Source code of charts
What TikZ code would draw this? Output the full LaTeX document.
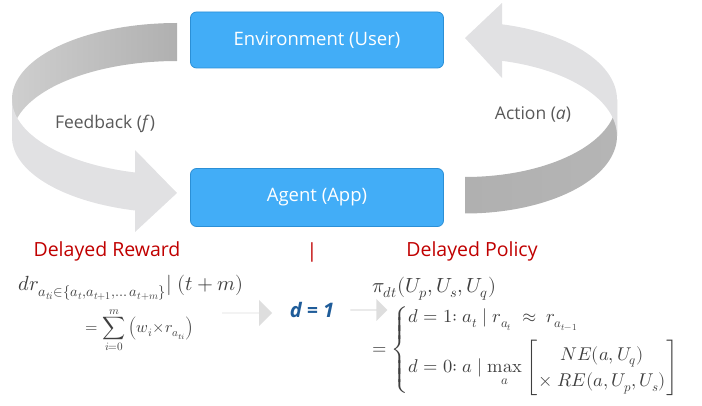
\documentclass[tikz,border=0pt]{standalone}
\usepackage{amsmath}
\usepackage{fontspec}
\usepackage[mathrm=sym]{unicode-math}
\setmainfont{Open Sans}
\setmathfont{Latin Modern Math}
\usetikzlibrary{calc,positioning,arrows,shapes}
\definecolor{boxblue}{HTML}{42ADF7}
\definecolor{boxline}{HTML}{2B8FD6}
\definecolor{delred}{HTML}{C00000}
\definecolor{dblue}{HTML}{1F5C99}
\definecolor{txtgray}{HTML}{595959}
\definecolor{mathgray}{HTML}{3F3F3F}
\definecolor{riblight}{HTML}{E1E1E3}
\begin{document}
\begin{tikzpicture}[x=1pt,y=-1pt,
  box/.style={draw=boxline,fill=boxblue,rounded corners=6pt,minimum width=253pt,minimum height=56pt,text=white,font=\fontsize{18.5}{22}\selectfont,line width=0.8pt},
  lbl/.style={text=txtgray,font=\fontsize{17.5}{21}\selectfont},
  headline/.style={text=delred,font=\fontsize{19.5}{23}\selectfont},
  eqn/.style={text=mathgray,inner sep=0pt,font=\fontsize{15}{18}\selectfont},
  blk/.style={single arrow,fill=black!13,draw=none,minimum width=26pt,single arrow head extend=6pt,inner sep=0pt}]
  \useasboundingbox (0,0) rectangle (702,406);

  \shade[left color=black!19,right color=black!31] plot[domain=90:180,samples=40] ({177+165*cos(\x)},{99-76*sin(\x)})
    -- plot[domain=180:90,samples=40] ({177+165*cos(\x)},{137-76*sin(\x)}) -- cycle;
  \fill[riblight] plot[domain=180:255.3,samples=40] ({177+165*cos(\x)},{99-76*sin(\x)})
    -- (135,150) -- (177,193) -- (135,232)
    -- plot[domain=255.3:180,samples=40] ({177+165*cos(\x)},{137-76*sin(\x)}) -- cycle;

  \shade[left color=black!31,right color=black!29] plot[domain=270:360,samples=40] ({465+152*cos(\x)},{99.5-77.5*sin(\x)})
    -- plot[domain=360:270,samples=40] ({465+152*cos(\x)},{136-77.5*sin(\x)}) -- cycle;
  \fill[riblight] plot[domain=0:75.9,samples=40] ({465+152*cos(\x)},{99.5-77.5*sin(\x)})
    -- (502,3) -- (465,38) -- (502,78)
    -- plot[domain=75.9:0,samples=40] ({465+152*cos(\x)},{136-77.5*sin(\x)}) -- cycle;

  \node[box] (env) at (317,40) {Environment (User)};
  \node[box,minimum height=58pt] (agent) at (317,197.5) {Agent (App)};
  \node[lbl] (fb) at (105,124) {Feedback (\textit{f})};
  \node[lbl] (act) at (533,114) {Action (\textit{a})};

  \node[headline] (rew) at (107,251) {Delayed Reward};
  \node[headline] (sep) at (312,252) {|};
  \node[headline] (pol) at (472,251) {Delayed Policy};

  \node[eqn,anchor=west,font=\fontsize{20.5}{24}\selectfont] (dr) at (18,288) {$dr_{a_{ti}\in\{a_t,a_{t+1},\dots\,a_{t+m}\}}|\;(t+m)$};
  \node[eqn,font=\fontsize{16}{19}\selectfont] (sum) at (140,330) {$\displaystyle=\sum_{i=0}^{m}\left(w_i{\times}r_{a_{ti}}\right)$};
  \node[blk,minimum height=50pt] (arr1) at (247,313) {};
  \node[text=dblue,font=\bfseries\itshape\fontsize{20}{23}\selectfont] (dval) at (312,310) {d = 1};
  \node[blk,minimum height=37pt,minimum width=22pt,single arrow head extend=4pt] (arr2) at (368.5,310) {};
  \node[eqn,anchor=west,font=\fontsize{20.5}{24}\selectfont] (pi) at (372,289) {$\pi_{dt}(U_p,U_s,U_q)$};
  \node[eqn,anchor=west,font=\fontsize{18.5}{22}\selectfont] (cases) at (372,350) {$=\begin{cases} d=1{:}\ a_t \mid r_{a_t}\ \approx\ r_{a_{t-1}}\\[10pt] d=0{:}\ a \mid \max\limits_{a}\begin{bmatrix} NE(a,U_q)\\ {\times}\ RE(a,U_p,U_s)\end{bmatrix}\end{cases}$};
\end{tikzpicture}
\end{document}
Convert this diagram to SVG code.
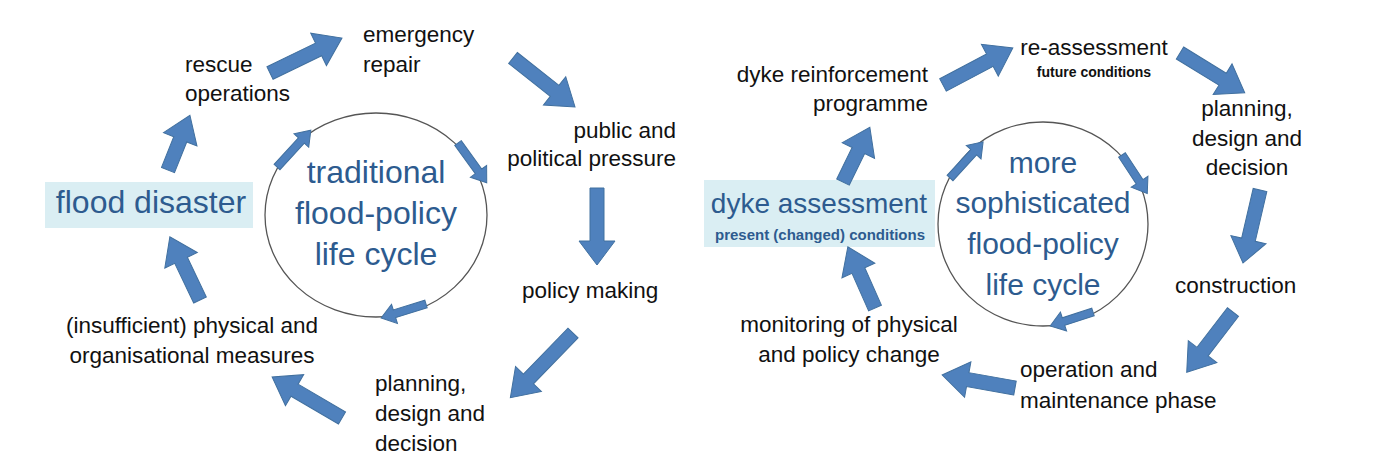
<svg xmlns="http://www.w3.org/2000/svg" width="1392" height="464" viewBox="0 0 1392 464">
<style>
.t{font-family:"Liberation Sans",Arial,sans-serif;font-size:22.5px;fill:#111}
.b{font-family:"Liberation Sans",Arial,sans-serif;fill:#2d5b8f}
.sm{font-family:"Liberation Sans",Arial,sans-serif;font-weight:bold;fill:#111}
.arr{fill:#4f81bd;stroke:#41709f;stroke-width:1}
.circ{fill:none;stroke:#555;stroke-width:1.3}
.box{fill:#daeef3}
</style>
<rect width="1392" height="464" fill="#fff"/>

<!-- LEFT DIAGRAM -->
<g id="flood-disaster">
<rect class="box" x="45" y="182" width="208" height="46"/>
<text class="b" x="151" y="213" font-size="32" text-anchor="middle">flood disaster</text>
</g>
<g id="rescue-operations">
<text class="t" x="185" y="72">rescue</text>
<text class="t" x="185" y="101">operations</text>
</g>
<g id="emergency-repair">
<text class="t" x="363" y="42">emergency</text>
<text class="t" x="363" y="72">repair</text>
</g>
<g id="public-pressure">
<text class="t" x="676" y="138" text-anchor="end">public and</text>
<text class="t" x="676" y="166" text-anchor="end">political pressure</text>
</g>
<g id="policy-making">
<text class="t" x="522" y="298">policy making</text>
</g>
<g id="planning-left">
<text class="t" x="375" y="391">planning,</text>
<text class="t" x="375" y="421">design and</text>
<text class="t" x="375" y="451">decision</text>
</g>
<g id="measures">
<text class="t" x="192" y="333" text-anchor="middle">(insufficient) physical and</text>
<text class="t" x="192" y="363" text-anchor="middle">organisational measures</text>
</g>
<g id="traditional-cycle">
<ellipse class="circ" cx="376" cy="215" rx="111" ry="102"/>
<text class="b" x="376" y="183" font-size="32" text-anchor="middle">traditional</text>
<text class="b" x="376" y="224" font-size="32" text-anchor="middle">flood-policy</text>
<text class="b" x="376" y="265" font-size="32" text-anchor="middle">life cycle</text>
</g>

<!-- RIGHT DIAGRAM -->
<g id="dyke-assessment">
<rect class="box" x="704" y="180" width="231" height="67"/>
<text class="b" x="819" y="213" font-size="28" text-anchor="middle">dyke assessment</text>
<text class="b" x="820" y="240" font-size="15" font-weight="bold" text-anchor="middle">present (changed) conditions</text>
</g>
<g id="dyke-reinforcement">
<text class="t" x="928" y="82" text-anchor="end">dyke reinforcement</text>
<text class="t" x="928" y="111" text-anchor="end">programme</text>
</g>
<g id="re-assessment">
<text class="t" x="1094" y="55" text-anchor="middle">re-assessment</text>
<text class="sm" x="1094" y="77" font-size="14" text-anchor="middle">future conditions</text>
</g>
<g id="planning-right">
<text class="t" x="1247" y="116" text-anchor="middle">planning,</text>
<text class="t" x="1247" y="146" text-anchor="middle">design and</text>
<text class="t" x="1247" y="175" text-anchor="middle">decision</text>
</g>
<g id="construction">
<text class="t" x="1175" y="293">construction</text>
</g>
<g id="operation">
<text class="t" x="1020" y="377">operation and</text>
<text class="t" x="1020" y="408">maintenance phase</text>
</g>
<g id="monitoring">
<text class="t" x="849" y="332" text-anchor="middle">monitoring of physical</text>
<text class="t" x="849" y="362" text-anchor="middle">and policy change</text>
</g>
<g id="sophisticated-cycle">
<ellipse class="circ" cx="1043" cy="224" rx="105" ry="102"/>
<text class="b" x="1043" y="173" font-size="30" text-anchor="middle">more</text>
<text class="b" x="1043" y="213" font-size="30" text-anchor="middle">sophisticated</text>
<text class="b" x="1043" y="254" font-size="30" text-anchor="middle">flood-policy</text>
<text class="b" x="1043" y="295" font-size="30" text-anchor="middle">life cycle</text>
</g>

<!-- CONNECTORS -->
<g id="connectors">
<!-- left big -->
<polygon class="arr" transform="translate(168,170) rotate(-68.2)" points="0,-7 33,-7 33,-18 59,0 33,18 33,7 0,7"/>
<polygon class="arr" transform="translate(270,73) rotate(-25.9)" points="0,-7 54,-7 54,-18 80,0 54,18 54,7 0,7"/>
<polygon class="arr" transform="translate(513,58) rotate(38.3)" points="0,-7 53,-7 53,-18 79,0 53,18 53,7 0,7"/>
<polygon class="arr" transform="translate(597,188) rotate(90)" points="0,-7 53,-7 53,-18 77,0 53,18 53,7 0,7"/>
<polygon class="arr" transform="translate(573,333) rotate(134.1)" points="0,-7 64,-7 64,-18 90,0 64,18 64,7 0,7"/>
<polygon class="arr" transform="translate(342,418) rotate(210.4)" points="0,-7 55,-7 55,-18 81,0 55,18 55,7 0,7"/>
<polygon class="arr" transform="translate(200,300) rotate(-115.5)" points="0,-7 44,-7 44,-18 70,0 44,18 44,7 0,7"/>
<!-- left small -->
<polygon class="arr" transform="translate(277,167) rotate(-47.4)" points="0,-4 36,-4 36,-10 50,0 36,10 36,4 0,4"/>
<polygon class="arr" transform="translate(458,143) rotate(54.1)" points="0,-4 35,-4 35,-10 49,0 35,10 35,4 0,4"/>
<polygon class="arr" transform="translate(426,304) rotate(162.7)" points="0,-4 33,-4 33,-10 47,0 33,10 33,4 0,4"/>
<!-- right big -->
<polygon class="arr" transform="translate(843,182) rotate(-63.9)" points="0,-7 35,-7 35,-18 61,0 35,18 35,7 0,7"/>
<polygon class="arr" transform="translate(943,85) rotate(-27.9)" points="0,-7 53,-7 53,-18 79,0 53,18 53,7 0,7"/>
<polygon class="arr" transform="translate(1180,53) rotate(31.6)" points="0,-7 50,-7 50,-18 76,0 50,18 50,7 0,7"/>
<polygon class="arr" transform="translate(1260,190) rotate(103.1)" points="0,-7 51,-7 51,-18 75,0 51,18 51,7 0,7"/>
<polygon class="arr" transform="translate(1233,312) rotate(127.5)" points="0,-7 50,-7 50,-18 76,0 50,18 50,7 0,7"/>
<polygon class="arr" transform="translate(1015,388) rotate(190.1)" points="0,-7 48,-7 48,-18 74,0 48,18 48,7 0,7"/>
<polygon class="arr" transform="translate(875,308) rotate(-113.9)" points="0,-7 41,-7 41,-18 67,0 41,18 41,7 0,7"/>
<!-- right small -->
<polygon class="arr" transform="translate(950,178) rotate(-47.5)" points="0,-4 35,-4 35,-10 49,0 35,10 35,4 0,4"/>
<polygon class="arr" transform="translate(1122,155) rotate(56.7)" points="0,-4 32,-4 32,-10 46,0 32,10 32,4 0,4"/>
<polygon class="arr" transform="translate(1093,312) rotate(162)" points="0,-4 31,-4 31,-10 45,0 31,10 31,4 0,4"/>
</g>
</svg>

● **What needs to be done**
Write out each line of the data that holds the string "this".

● **Correct response**
What TikZ code would draw this? Output the full LaTeX document.
Convert this diagram to SVG code.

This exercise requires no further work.